The Sting of Defamation
Outside the school setting, the law also guards one’s reputation through Article 358 of the Revised Penal Code, which criminalizes oral defamation, or what we commonly call slander. It occurs when someone speaks words—publicly and maliciously—that damage another person’s honor.
Not every insult qualifies. To be punishable, the statement must:
Impute a crime, vice, or defect;
Be spoken publicly (heard by someone other than the offended party); and
Be made with malice or ill intent.
There are two types: grave and simple oral defamation. Grave slander involves highly insulting words—accusing someone of being immoral, corrupt, or criminal. Simple slander covers less serious remarks but still carries legal penalties.
While the penalties are modest compared to other crimes (ranging from a fine to imprisonment of up to two years), oral defamation cases remain common. In a culture that prizes hiya (a sense of shame) and dangal (honor), words that tarnish reputation cut deeply.
Interestingly, truth alone is not always a defense. Even a true statement can be defamatory if said with malice or without justifiable reason. The law therefore encourages restraint—truth must serve justice, not vengeance.
Where the Two Meet
Bullying and oral defamation overlap when harmful speech crosses from teasing to targeted humiliation. Imagine a classmate repeatedly calling another “stupid” or “lazy” in front of peers. Within a school, this is bullying; in a broader social setting, it could amount to oral defamation if the intent and public element are proven.
The difference lies mainly in context and enforcement. Bullying laws apply primarily to students within schools and are handled through administrative remedies—disciplinary action, counseling, or suspension. Oral defamation, on the other hand, is a criminal offense tried in court.
Both, however, share one moral principle: words have weight, and the abuse of speech can destroy reputations, futures, and even lives.
The Challenge of Enforcement
Despite legal protections, victims often hesitate to report. Bullying complaints risk retaliation; defamation cases require evidence, legal fees, and emotional stamina. Many people, especially the poor, simply endure the damage in silence.
Schools, for their part, sometimes prioritize their reputation over transparency. Cases are “handled internally,” or worse, ignored. In communities, gossip travels faster than justice. The legal framework exists, but the cultural and institutional mechanisms to uphold it remain fragile.

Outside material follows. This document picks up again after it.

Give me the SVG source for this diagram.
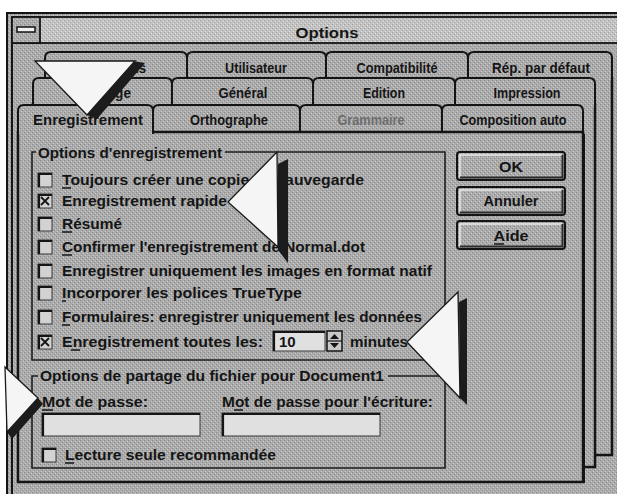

Technology has amplified both problems. Social media platforms can immortalize cruelty in seconds. A slur shouted in the hallway used to fade by lunchtime; now it can trend online, shared thousands of times. Cyberbullying blurs the line between public and private, making both the Anti-Bullying Act and the Revised Penal Code more relevant—and yet harder to enforce.
From Legal Awareness to Empathy
Ultimately, the law can only do so much. RA 10627 and Article 358 remind us that justice begins not in courtrooms but in everyday interactions. The best prevention is education that teaches empathy, accountability, and digital citizenship.
Teachers and parents must model respectful communication. Students should learn to stand up not only for themselves but for peers who are targeted. Communities must promote a culture where apology and dialogue are stronger than mockery and silence.
To speak responsibly is to act with conscience. The ability to express opinions freely is a cornerstone of democracy, but so is the responsibility to ensure those words do not harm others. The Filipino value of pakikipagkapwa-tao—the recognition of shared humanity—offers a timeless antidote to both bullying and defamation.
The Power to Heal
Words wound, yes, but they also heal. Laws exist to draw boundaries, yet kindness redraws them in gentler lines. The next time we speak, post, or comment, we might pause to ask: will these words build someone up or break them down?
In the end, justice isn’t only found in legislation—it begins in the conversations we choose to have, and in the silence we choose not to keep when others are being harmed.